WASHINGTON, Jan. 26, 2015 – Farm programs will cost $18 billion more over the next decade than previously estimated, due to lower commodity prices and a surge in demand for livestock disaster assistance, congressional budget analysts say.

The farm bill that President Obama signed into law a year ago revived a lapsed disaster aid program and created new subsidy systems to protect producers of grain, oilseed and other crops from a developing downturn in market prices.

Mandatory spending for agricultural programs reached $19 billion in fiscal 2014, $1 billion more than the Congressional Budget Office forecast last August. The programs' costs are expected to dip to $11 billion for this fiscal year, which ends Sept. 30, before jumping to $16 billion in 2016 and $19 billion in 2017.

In August, CBO expected spending on those programs to fall to $12 billion this year, rise to $15 billion in 2016 and then remain at about $14 billion a year.

“The relatively high spending last year included significant payments for livestock disaster assistance for drought-related losses since 2012 and crop insurance payments for crop losses in 2013,” CBO said in its new economic and budget outlook.

The higher costs for commodity programs have been widely expected as producers start receiving payments under the new Agricultural Risk Coverage and Price Loss Coverage programs.

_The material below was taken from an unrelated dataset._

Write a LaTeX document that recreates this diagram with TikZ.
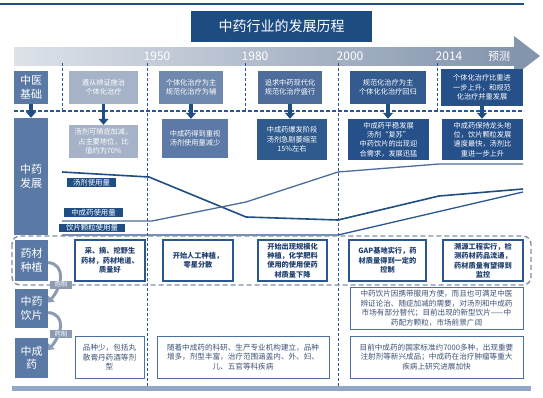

CBO expects the cost of the Supplemental Nutrition Assistance Program, formerly known as food stamps, to rise from $76 billion in fiscal 2014 to $78 billion this year with 46 million people receiving benefits. Some 46.7 million people were on SNAP rolls as of October, the latest month for which data are available.

CBO continues to expect that number to gradually decline in coming years, but the average benefits will increase annually because of inflation adjustments. CBO’s long-term projection is that the program will shrink to 33 million recipients at a cost of $75 billion a year by 2025.

In the larger picture, CBO is forecasting that the federal budget deficit will hold steady relative to the size of the economy through 2018 but then begin to grow as government spending increases outstrip revenue.
 
The deficit this year is estimated at $468 billion, or about 2.6 percent of GDP. By 2025, the deficit is expected to reach $1.1 trillion, or 4 percent of GDP.
 

Spending is expected to rise from 20 percent to 22 percent of GDP over the next decade, due in large part to higher Social Security and Medicare spending, the expansion of federal health increase subsidies, increased health-care costs and rising interest rates on government debt.